Diversification can be an effective way to build up your scale—so that you can push higher volumes, even if margins remain low—or to move up the value stack—for example, instead of simply selling a software licence for a security tool, you could partner with a law firm to provide compliance consulting.


Understanding the once-off and ongoing costs of each deal you sign

When signing a deal with a client, the cost pricing of the products you are selling and the billable hours of your team are easy enough to estimate. But it’s also important to keep a close eye on factors such as manufacturer rebates and the cost of support, logistics, staff training, infrastructure such as support centres, and sales in a deal. This is especially true where you may need to provide support to the client over the duration of a two to three contract.


Find ways to add value to justify a premium price 

Adding value to your customer experience can often be a more effective strategy than trying to outcompete the market on price. If you can provide great advice to your customers about the software or hardware they should buy, they might turn to you because they know they’ll get the right solution for their business.

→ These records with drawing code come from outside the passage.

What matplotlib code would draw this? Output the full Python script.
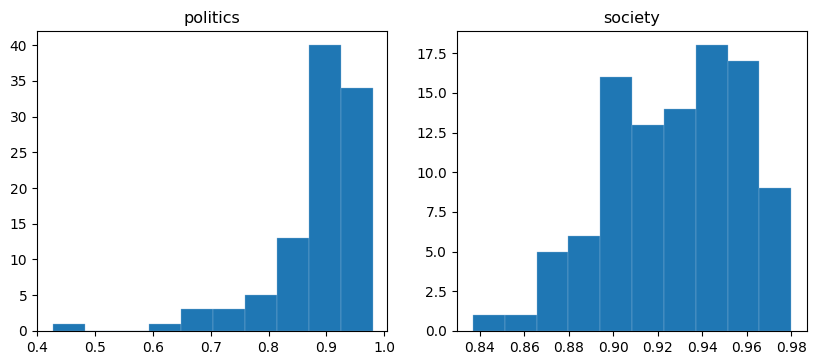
import numpy as np
import matplotlib
matplotlib.use("Agg")
import matplotlib.pyplot as plt

politics_counts = [1, 0, 0, 1, 3, 3, 5, 13, 40, 34]
politics_range = (0.428, 0.980)
society_counts = [1, 1, 5, 6, 16, 13, 14, 18, 17, 9]
society_range = (0.837, 0.980)
titles = ["politics", "society"]

fig = plt.figure(figsize=(8.22, 3.64), dpi=100)
ax1 = fig.add_axes([0.045, 0.091, 0.426, 0.824])
ax2 = fig.add_axes([0.556, 0.091, 0.426, 0.824])

for ax, counts, rng, title in [(ax1, politics_counts, politics_range, titles[0]),
                               (ax2, society_counts, society_range, titles[1])]:
    edges = np.linspace(rng[0], rng[1], len(counts) + 1)
    ax.hist(edges[:-1], bins=edges, weights=counts, color="#1f77b4",
            edgecolor="#8fb8dc", linewidth=0.25)
    ax.set_title(title, fontsize=11.5)
    ax.tick_params(labelsize=10)

ax1.set_xticks([0.4, 0.5, 0.6, 0.7, 0.8, 0.9, 1.0])
ax1.set_xlim(0.4, 1.005)
ax2.set_xticks([0.84, 0.86, 0.88, 0.90, 0.92, 0.94, 0.96, 0.98])
ax2.set_xticklabels(["0.84", "0.86", "0.88", "0.90", "0.92", "0.94", "0.96", "0.98"])

fig.savefig("out.png", dpi=100)
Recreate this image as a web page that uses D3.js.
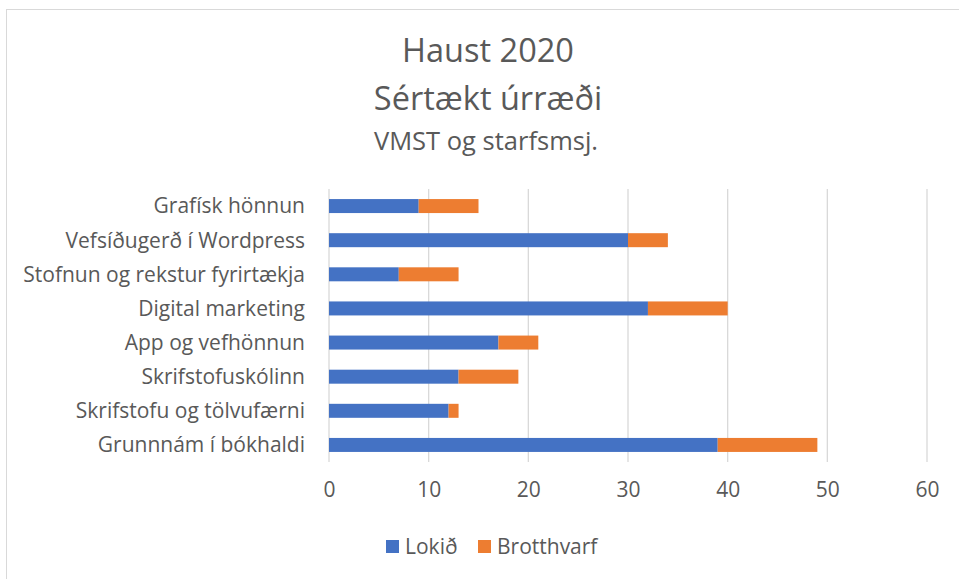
<!DOCTYPE html>
<html>
<head>
<meta charset="utf-8">
<script src="https://cdn.jsdelivr.net/npm/d3@7"></script>
<style>
  body { margin: 0; background: #fff; }
  text { font-family: "Open Sans", Lato, sans-serif; fill: #595959; }
</style>
</head>
<body>
<div id="chart"></div>
<script>
// data
var categories = ["Grafísk hönnun", "Vefsíðugerð í Wordpress", "Stofnun og rekstur fyrirtækja",
  "Digital marketing", "App og vefhönnun", "Skrifstofuskólinn",
  "Skrifstofu og tölvufærni", "Grunnnám í bókhaldi"];
var lokid = [9, 30, 7, 32, 17, 13, 12, 39];
var brotthvarf = [6, 4, 6, 8, 4, 6, 1, 10];
var seriesNames = ["Lokið", "Brotthvarf"];
var colors = ["#4472c4", "#ed7d31"];
var xTicks = [0, 10, 20, 30, 40, 50, 60];

var W = 959, H = 579;
var plot = { left: 329, right: 927, top: 189, bottom: 462 };

var svg = d3.select("#chart").append("svg")
  .attr("width", W).attr("height", H);

// outer chart border
svg.append("rect")
  .attr("x", 6.5).attr("y", 9.5)
  .attr("width", W).attr("height", H)
  .attr("fill", "#fff").attr("stroke", "#d9d9d9");

// titles
svg.append("text").attr("x", 488).attr("y", 62).attr("text-anchor", "middle")
  .style("font-size", "32.5px").text("Haust 2020");
svg.append("text").attr("x", 488).attr("y", 110).attr("text-anchor", "middle")
  .style("font-size", "32.5px").text("Sértækt úrræði");
svg.append("text").attr("x", 486).attr("y", 150).attr("text-anchor", "middle")
  .style("font-size", "25.5px").text("VMST og starfsmsj.");

var x = d3.scaleLinear().domain([0, 60]).range([plot.left, plot.right]);
var y = d3.scaleBand().domain(categories).range([plot.top, plot.bottom]).paddingInner(0.59).paddingOuter(0.295);

// gridlines
svg.append("g").selectAll("line").data(xTicks).enter().append("line")
  .attr("x1", function(d) { return x(d); }).attr("x2", function(d) { return x(d); })
  .attr("y1", plot.top).attr("y2", plot.bottom)
  .attr("stroke", "#d9d9d9").attr("stroke-width", 1.3);

// stacked bars
var rows = categories.map(function(c, i) { return { cat: c, "Lokið": lokid[i], "Brotthvarf": brotthvarf[i] }; });
var stack = d3.stack().keys(seriesNames)(rows);

svg.append("g").selectAll("g").data(stack).enter().append("g")
  .attr("fill", function(d, i) { return colors[i]; })
  .selectAll("rect").data(function(d) { return d; }).enter().append("rect")
  .attr("x", function(d) { return x(d[0]); })
  .attr("width", function(d) { return x(d[1]) - x(d[0]); })
  .attr("y", function(d) { return y(d.data.cat); })
  .attr("height", y.bandwidth());

// category labels
svg.append("g").selectAll("text").data(categories).enter().append("text")
  .attr("x", 305)
  .attr("y", function(d) { return y(d) + y.bandwidth() / 2; })
  .attr("dy", "0.35em")
  .attr("text-anchor", "end")
  .style("font-size", "21px")
  .text(function(d) { return d; });

// x axis labels
var xAxis = d3.axisBottom(x).tickValues(xTicks).tickSize(0).tickPadding(20);
var gx = svg.append("g").attr("transform", "translate(0," + plot.bottom + ")").call(xAxis);
gx.select(".domain").remove();
gx.selectAll("text").style("font-size", "21px").style("fill", "#595959")
  .style("font-family", "'Open Sans', Lato, sans-serif");

// legend
var legX = [386, 478];
var leg = svg.append("g").selectAll("g").data(seriesNames).enter().append("g")
  .attr("transform", function(d, i) { return "translate(" + legX[i] + ",540)"; });
leg.append("rect").attr("width", 13).attr("height", 13)
  .attr("fill", function(d, i) { return colors[i]; });
leg.append("text").attr("x", 19).attr("y", 7).attr("dy", "0.35em")
  .style("font-size", "21px").text(function(d) { return d; });
</script>
</body>
</html>
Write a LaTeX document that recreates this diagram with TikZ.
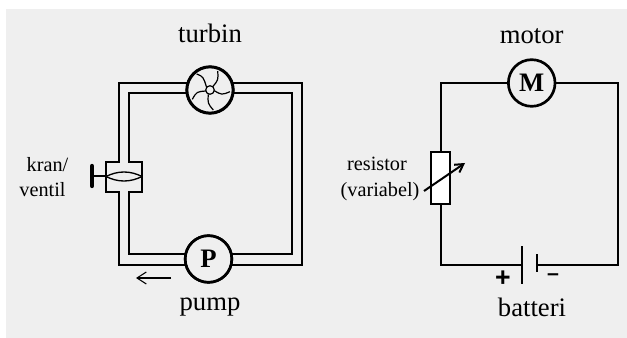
\documentclass[tikz,border=0pt]{standalone}
\usepackage{fontspec}
\setmainfont{Liberation Serif}
\newfontfamily\signfont{Liberation Sans}
\usetikzlibrary{arrows.meta}
\definecolor{bgc}{HTML}{EFEFEF}
\tikzset{
  x=0.75pt,y=-0.75pt,
  wire/.style={line width=1.5pt,line join=miter},
  unit/.style={circle,draw,fill=bgc,line width=2pt,minimum size=35pt,inner sep=0pt,outer sep=0pt,font=\fontsize{20}{22}\selectfont\bfseries},
  biglabel/.style={anchor=base,inner sep=0pt,font=\fontsize{20}{22}\selectfont},
  smalllabel/.style={anchor=base,inner sep=0pt,font=\fontsize{15.2}{17}\selectfont},
  blade/.style={line width=0.9pt},
}
\begin{document}
\begin{tikzpicture}
\useasboundingbox (0,0) rectangle (627,338);
\fill[bgc] (6,9) rectangle (627,338);
% left: nodes
\node[unit] (turb) at (210,90) {};
\node[unit] (pump) at (208.5,259) {P};
\coordinate (ot) at (118.5,83);
\coordinate (ob) at (118.5,264.5);
\coordinate (it) at (128.5,93);
\coordinate (ib) at (128.5,254);
\coordinate (vtl) at (106,162.5);
\coordinate (vtr) at (142,162.5);
\coordinate (vbl) at (106,192.3);
\coordinate (vbr) at (142,192.3);
\coordinate (orc) at (302,83);
\coordinate (orb) at (302,264.5);
\coordinate (irc) at (292,93);
\coordinate (irb) at (292,254);
% pipes
\begin{scope}[wire]
\draw (turb.west|-ot) -- (ot) -- (ot|-vtl) -- (vtl) -- (vbl) -- (ob|-vbl) -- (ob) -- (pump.west|-ob);
\draw (turb.west|-it) -- (it) -- (it|-vtr) -- (vtr) -- (vbr) -- (ib|-vbr) -- (ib) -- (pump.west|-ib);
\draw (turb.east|-orc) -- (orc) -- (orb) -- (pump.east|-orb);
\draw (turb.east|-irc) -- (irc) -- (irb) -- (pump.east|-irb);
\end{scope}
% turbine
\begin{scope}[shift={(210,90)},blade]
\fill[bgc] (0,0) circle[radius=22];
\draw[line width=2pt] (0,0) circle[radius=23];
\draw (0,0) circle[radius=4.3];
\draw (2.7,-3.3) .. controls (8.3,-10) .. (7.7,-19);
\draw (-3.3,-2.3) .. controls (-6.7,-13.3) .. (-13.3,-16);
\draw (-4,1) .. controls (-13.3,1.7) .. (-17.7,9.3);
\draw (-1.7,4.3) .. controls (-2.3,13.3) .. (3.3,20);
\draw (4.3,0.7) .. controls (11.7,5) .. (20,1.7);
\end{scope}
\fill[bgc] (pump) circle[radius=22];
\draw[line width=2pt] (pump) circle[radius=23.3];
\node[inner sep=0pt,font=\fontsize{20}{22}\selectfont\bfseries] (pumpl) at (pump) {P};
% valve
\coordinate (vl) at (106,176.5);
\coordinate (vr) at (142,176.5);
\coordinate (hc) at (92,176.5);
\draw[line width=1pt] (vl) .. controls (118,170.5) and (130,170.5) .. (vr);
\draw[line width=1pt] (vl) .. controls (118,182.5) and (130,182.5) .. (vr);
\draw[wire] (hc) -- (vl);
\draw[line width=3.2pt,line cap=round] (92,166) -- (92,186);
% flow arrow
\coordinate (fa) at (171,278);
\coordinate (fb) at (136,278);
\draw[line width=0.8pt,-{Straight Barb[length=7pt,width=9pt]}] (fa) -- (fb);
% labels left
\node[biglabel] (lt) at (210,43) {turbin};
\node[biglabel] (lp) at (210,310) {pump};
\node[smalllabel] (lk) at (47.5,172) {kran/};
\node[smalllabel] (lv) at (42.5,197) {ventil};
% right: nodes
\node[unit] (mot) at (531.7,83) {M};
\node[draw,fill=white,line width=1.5pt,minimum width=14.25pt,minimum height=39pt,inner sep=0pt,outer sep=0pt] (res) at (440.5,178) {};
\coordinate (batp) at (522,265);
\coordinate (batm) at (537,265);
\coordinate (tr) at (618,83);
\draw[wire] (mot.west) -| (res.north);
\draw[wire] (res.south) |- (batp);
\draw[wire] (mot.east) -- (tr) |- (batm);
\draw[line width=2pt] (522,246) -- (522,284);
\draw[line width=2pt] (537,254) -- (537,272);
\coordinate (ra) at (424,191);
\coordinate (rb) at (465,163);
\draw[line width=1.5pt,-{Straight Barb[length=6pt,width=7pt]}] (ra) -- (rb);
\node[biglabel] (lm) at (531.7,44) {motor};
\node[biglabel] (lb) at (532,316) {batteri};
\node[smalllabel] (lr) at (377,171) {resistor};
\node[smalllabel] (lw) at (380,197) {(variabel)};
\node[inner sep=0pt,font=\signfont\bfseries\fontsize{20}{20}\selectfont] (pl) at (503,279) {+};
\node[inner sep=0pt,font=\signfont\bfseries\fontsize{16}{16}\selectfont] (mi) at (553,277) {–};
\end{tikzpicture}
\end{document}
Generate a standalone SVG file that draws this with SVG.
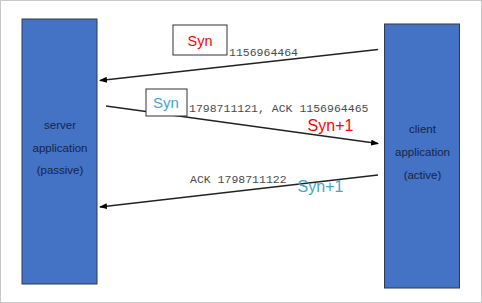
<svg xmlns="http://www.w3.org/2000/svg" width="482" height="303" viewBox="0 0 482 303">
<defs>
<marker id="ah" markerWidth="8" markerHeight="6" refX="7" refY="3" orient="auto" markerUnits="userSpaceOnUse">
<path d="M0,0 L8,3 L0,6 Z" fill="#000"/>
</marker>
<style>
.box{fill:#4472C4;stroke:#2f3a4f;stroke-width:1}
.lbl{font-family:"Liberation Sans",Arial,sans-serif;font-size:11.5px;fill:#16254a;text-anchor:middle}
.mono{font-family:"Liberation Mono","Courier New",monospace;font-size:11.5px;fill:#4a4a4a}
.tag{fill:#fff;stroke:#333;stroke-width:1}
.syn{font-family:"Liberation Sans",Arial,sans-serif;text-anchor:middle}
.ln{stroke:#222;stroke-width:1.3;fill:none;marker-end:url(#ah)}
</style>
</defs>
<rect x="0.5" y="0.5" width="481" height="302" fill="#fff" stroke="#c8c8c8"/>
<g id="server">
<rect class="box" x="22" y="19" width="75" height="265"/>
<text class="lbl" x="60" y="128.5">server</text>
<text class="lbl" x="60" y="151.5">application</text>
<text class="lbl" x="60" y="174">(passive)</text>
</g>
<g id="client">
<rect class="box" x="384.5" y="24" width="75" height="264"/>
<text class="lbl" x="422.5" y="132.5">client</text>
<text class="lbl" x="422.5" y="155.5">application</text>
<text class="lbl" x="422.5" y="178.5">(active)</text>
</g>
<g id="connectors">
<line class="ln" x1="378" y1="49.5" x2="100" y2="80.5"/>
<line class="ln" x1="106" y1="106" x2="378" y2="143.5"/>
<line class="ln" x1="378" y1="175" x2="100" y2="207"/>
</g>
<g id="label1">
<rect class="tag" x="173" y="25" width="54" height="30"/>
<text class="syn" x="200" y="46" font-size="14.5" fill="#ff0000">Syn</text>
<text class="mono" x="229" y="56">1156964464</text>
</g>
<g id="label2">
<rect class="tag" x="146" y="89" width="41" height="27"/>
<text class="syn" x="166" y="108" font-size="15" fill="#3fa7c9">Syn</text>
<text class="mono" x="189" y="112">1798711121, ACK 1156964465</text>
<text class="syn" x="330.5" y="131" font-size="16" fill="#ff0000">Syn+1</text>
</g>
<g id="label3">
<text class="mono" x="190" y="183">ACK 1798711122</text>
<text class="syn" x="320.5" y="192" font-size="16" fill="#3fa7c9">Syn+1</text>
</g>
</svg>
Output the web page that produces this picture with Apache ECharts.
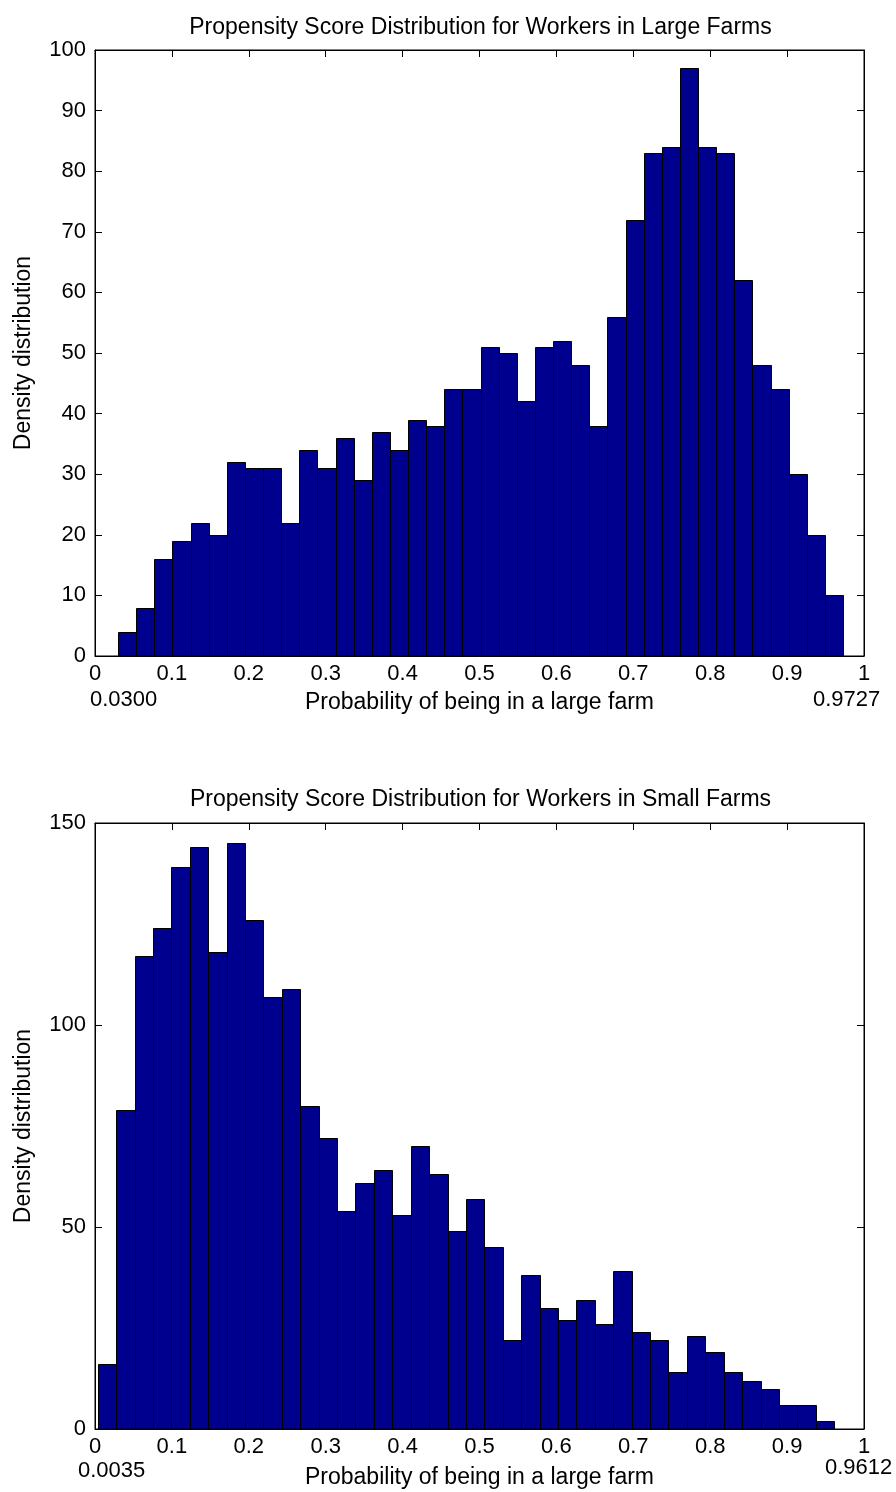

Rapid turnaround times on repairs and support can also differentiate your business in a world of mediocre service. Free and fast delivery can also give you a bit of an edge. Some customers will pay more for a notebook if they know it will be delivered within 24 hours and that you can provide onsite support on the same day if something goes wrong.


Increase your average order value

One of the best ways to improve profitability is to focus on improving your average order value. You can achieve this goal by cross- and upselling to your customer, ensuring that you can offer a range of products and services that complement your core offering. This can also be effectively done by quoting or justifying appropriate  options to the solution, software, accessories or service upgrades. Once you have the client’s attention, you should maximise its spend without significantly increasing your cost of sales.